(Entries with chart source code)
■ ■ ■ ■ ■
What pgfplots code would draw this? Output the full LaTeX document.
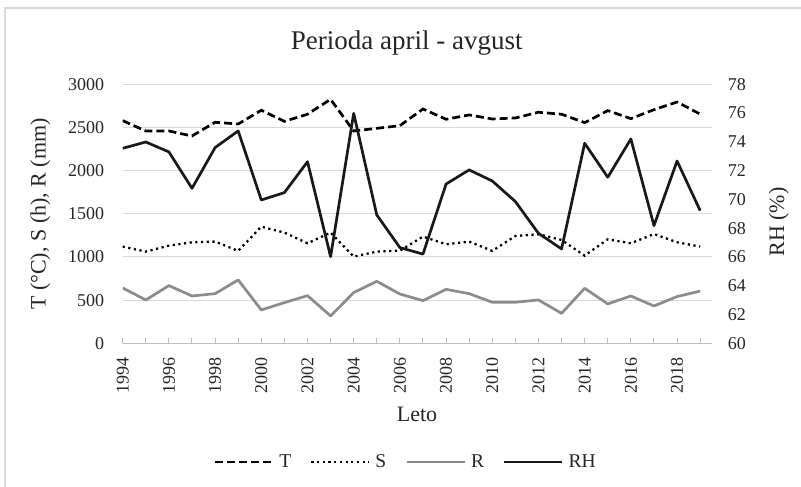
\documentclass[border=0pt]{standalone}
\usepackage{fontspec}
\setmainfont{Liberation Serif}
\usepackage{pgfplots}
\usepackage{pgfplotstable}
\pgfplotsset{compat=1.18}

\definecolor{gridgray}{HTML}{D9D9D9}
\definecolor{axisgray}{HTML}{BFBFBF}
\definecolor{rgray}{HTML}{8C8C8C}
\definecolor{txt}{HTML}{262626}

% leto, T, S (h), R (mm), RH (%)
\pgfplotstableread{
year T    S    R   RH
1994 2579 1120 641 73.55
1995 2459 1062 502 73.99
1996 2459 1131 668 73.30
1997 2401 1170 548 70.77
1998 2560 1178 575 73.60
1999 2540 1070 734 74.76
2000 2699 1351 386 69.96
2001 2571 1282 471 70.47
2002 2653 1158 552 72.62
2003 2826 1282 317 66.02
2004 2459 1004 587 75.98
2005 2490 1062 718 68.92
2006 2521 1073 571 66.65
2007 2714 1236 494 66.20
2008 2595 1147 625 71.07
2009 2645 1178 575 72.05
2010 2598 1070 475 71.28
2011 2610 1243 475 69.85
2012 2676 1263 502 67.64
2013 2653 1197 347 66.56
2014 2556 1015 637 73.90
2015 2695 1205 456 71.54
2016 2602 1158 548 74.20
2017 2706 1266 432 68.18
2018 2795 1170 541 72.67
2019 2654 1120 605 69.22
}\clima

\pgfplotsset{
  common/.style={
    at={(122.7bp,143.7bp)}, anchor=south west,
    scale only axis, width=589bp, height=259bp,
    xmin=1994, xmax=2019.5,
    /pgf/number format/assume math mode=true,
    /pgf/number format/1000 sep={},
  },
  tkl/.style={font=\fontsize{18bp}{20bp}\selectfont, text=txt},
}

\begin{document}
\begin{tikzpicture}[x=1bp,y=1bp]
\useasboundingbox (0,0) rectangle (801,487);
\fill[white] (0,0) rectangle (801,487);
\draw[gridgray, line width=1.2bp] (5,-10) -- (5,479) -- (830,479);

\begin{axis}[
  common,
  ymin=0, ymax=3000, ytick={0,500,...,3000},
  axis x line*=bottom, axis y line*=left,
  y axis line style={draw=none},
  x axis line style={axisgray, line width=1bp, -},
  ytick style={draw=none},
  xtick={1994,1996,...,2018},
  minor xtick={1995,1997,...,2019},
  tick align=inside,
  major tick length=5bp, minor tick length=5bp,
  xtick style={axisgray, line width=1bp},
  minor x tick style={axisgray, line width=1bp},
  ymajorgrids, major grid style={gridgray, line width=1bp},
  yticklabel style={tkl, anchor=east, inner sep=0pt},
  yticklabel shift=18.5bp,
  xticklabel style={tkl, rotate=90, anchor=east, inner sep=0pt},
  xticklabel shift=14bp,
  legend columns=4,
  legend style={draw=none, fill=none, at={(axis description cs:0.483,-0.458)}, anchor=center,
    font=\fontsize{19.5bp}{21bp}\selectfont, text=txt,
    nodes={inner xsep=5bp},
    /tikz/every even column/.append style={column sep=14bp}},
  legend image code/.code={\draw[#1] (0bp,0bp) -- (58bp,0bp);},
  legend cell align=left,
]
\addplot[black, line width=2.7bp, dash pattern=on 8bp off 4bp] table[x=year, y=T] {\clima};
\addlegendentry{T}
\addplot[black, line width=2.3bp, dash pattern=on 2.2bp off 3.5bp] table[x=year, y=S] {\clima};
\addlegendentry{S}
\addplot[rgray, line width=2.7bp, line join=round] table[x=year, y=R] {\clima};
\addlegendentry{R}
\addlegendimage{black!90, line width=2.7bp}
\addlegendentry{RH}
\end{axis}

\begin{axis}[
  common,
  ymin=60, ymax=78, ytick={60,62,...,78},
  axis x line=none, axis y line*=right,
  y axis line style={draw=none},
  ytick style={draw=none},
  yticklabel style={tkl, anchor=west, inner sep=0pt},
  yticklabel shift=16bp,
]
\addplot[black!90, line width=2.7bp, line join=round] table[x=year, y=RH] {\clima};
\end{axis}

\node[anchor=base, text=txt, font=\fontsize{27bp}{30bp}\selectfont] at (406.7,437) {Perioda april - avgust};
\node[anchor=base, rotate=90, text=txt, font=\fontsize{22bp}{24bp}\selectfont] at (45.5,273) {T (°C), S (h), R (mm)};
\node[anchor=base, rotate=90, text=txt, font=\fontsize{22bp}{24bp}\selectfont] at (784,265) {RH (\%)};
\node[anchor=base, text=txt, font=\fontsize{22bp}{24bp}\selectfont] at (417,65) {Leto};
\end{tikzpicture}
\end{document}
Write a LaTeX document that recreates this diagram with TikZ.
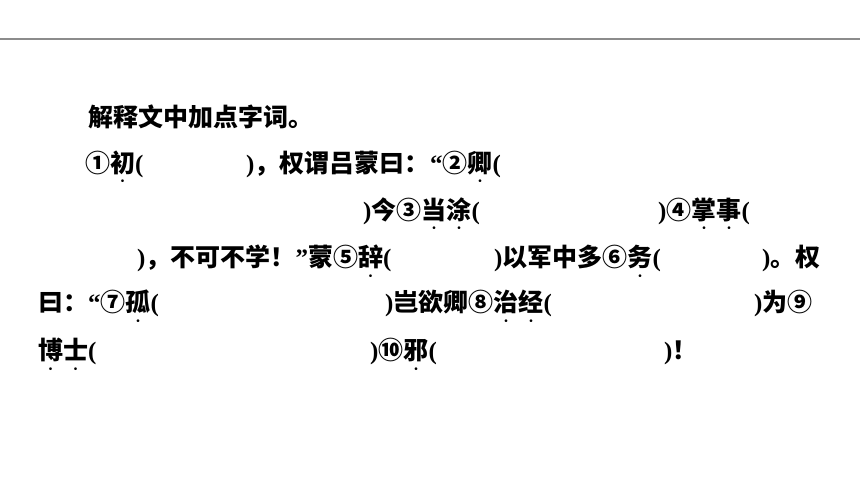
■ ■ ■ ■ ■
#### [Your instructions]
Your job is to transcribe the entries above exactly; skip the pictures.

#### [Result]
What pgfplots code would draw this? Output the full LaTeX document.
\documentclass[border=0pt]{standalone}
\usepackage{fontspec}
\setmainfont{Liberation Serif}
\usepackage{pgfplots}
\usepackage{pgfplotstable}
\pgfplotsset{compat=1.18}

\definecolor{gridgray}{HTML}{D9D9D9}
\definecolor{axisgray}{HTML}{BFBFBF}
\definecolor{rgray}{HTML}{8C8C8C}
\definecolor{txt}{HTML}{262626}

% leto, T, S (h), R (mm), RH (%)
\pgfplotstableread{
year T    S    R   RH
1994 2579 1120 641 73.55
1995 2459 1062 502 73.99
1996 2459 1131 668 73.30
1997 2401 1170 548 70.77
1998 2560 1178 575 73.60
1999 2540 1070 734 74.76
2000 2699 1351 386 69.96
2001 2571 1282 471 70.47
2002 2653 1158 552 72.62
2003 2826 1282 317 66.02
2004 2459 1004 587 75.98
2005 2490 1062 718 68.92
2006 2521 1073 571 66.65
2007 2714 1236 494 66.20
2008 2595 1147 625 71.07
2009 2645 1178 575 72.05
2010 2598 1070 475 71.28
2011 2610 1243 475 69.85
2012 2676 1263 502 67.64
2013 2653 1197 347 66.56
2014 2556 1015 637 73.90
2015 2695 1205 456 71.54
2016 2602 1158 548 74.20
2017 2706 1266 432 68.18
2018 2795 1170 541 72.67
2019 2654 1120 605 69.22
}\clima

\pgfplotsset{
  common/.style={
    at={(122.7bp,143.7bp)}, anchor=south west,
    scale only axis, width=589bp, height=259bp,
    xmin=1994, xmax=2019.5,
    /pgf/number format/assume math mode=true,
    /pgf/number format/1000 sep={},
  },
  tkl/.style={font=\fontsize{18bp}{20bp}\selectfont, text=txt},
}

\begin{document}
\begin{tikzpicture}[x=1bp,y=1bp]
\useasboundingbox (0,0) rectangle (801,487);
\fill[white] (0,0) rectangle (801,487);
\draw[gridgray, line width=1.2bp] (5,-10) -- (5,479) -- (830,479);

\begin{axis}[
  common,
  ymin=0, ymax=3000, ytick={0,500,...,3000},
  axis x line*=bottom, axis y line*=left,
  y axis line style={draw=none},
  x axis line style={axisgray, line width=1bp, -},
  ytick style={draw=none},
  xtick={1994,1996,...,2018},
  minor xtick={1995,1997,...,2019},
  tick align=inside,
  major tick length=5bp, minor tick length=5bp,
  xtick style={axisgray, line width=1bp},
  minor x tick style={axisgray, line width=1bp},
  ymajorgrids, major grid style={gridgray, line width=1bp},
  yticklabel style={tkl, anchor=east, inner sep=0pt},
  yticklabel shift=18.5bp,
  xticklabel style={tkl, rotate=90, anchor=east, inner sep=0pt},
  xticklabel shift=14bp,
  legend columns=4,
  legend style={draw=none, fill=none, at={(axis description cs:0.483,-0.458)}, anchor=center,
    font=\fontsize{19.5bp}{21bp}\selectfont, text=txt,
    nodes={inner xsep=5bp},
    /tikz/every even column/.append style={column sep=14bp}},
  legend image code/.code={\draw[#1] (0bp,0bp) -- (58bp,0bp);},
  legend cell align=left,
]
\addplot[black, line width=2.7bp, dash pattern=on 8bp off 4bp] table[x=year, y=T] {\clima};
\addlegendentry{T}
\addplot[black, line width=2.3bp, dash pattern=on 2.2bp off 3.5bp] table[x=year, y=S] {\clima};
\addlegendentry{S}
\addplot[rgray, line width=2.7bp, line join=round] table[x=year, y=R] {\clima};
\addlegendentry{R}
\addlegendimage{black!90, line width=2.7bp}
\addlegendentry{RH}
\end{axis}

\begin{axis}[
  common,
  ymin=60, ymax=78, ytick={60,62,...,78},
  axis x line=none, axis y line*=right,
  y axis line style={draw=none},
  ytick style={draw=none},
  yticklabel style={tkl, anchor=west, inner sep=0pt},
  yticklabel shift=16bp,
]
\addplot[black!90, line width=2.7bp, line join=round] table[x=year, y=RH] {\clima};
\end{axis}

\node[anchor=base, text=txt, font=\fontsize{27bp}{30bp}\selectfont] at (406.7,437) {Perioda april - avgust};
\node[anchor=base, rotate=90, text=txt, font=\fontsize{22bp}{24bp}\selectfont] at (45.5,273) {T (°C), S (h), R (mm)};
\node[anchor=base, rotate=90, text=txt, font=\fontsize{22bp}{24bp}\selectfont] at (784,265) {RH (\%)};
\node[anchor=base, text=txt, font=\fontsize{22bp}{24bp}\selectfont] at (417,65) {Leto};
\end{tikzpicture}
\end{document}
Write a LaTeX document that recreates this diagram with TikZ.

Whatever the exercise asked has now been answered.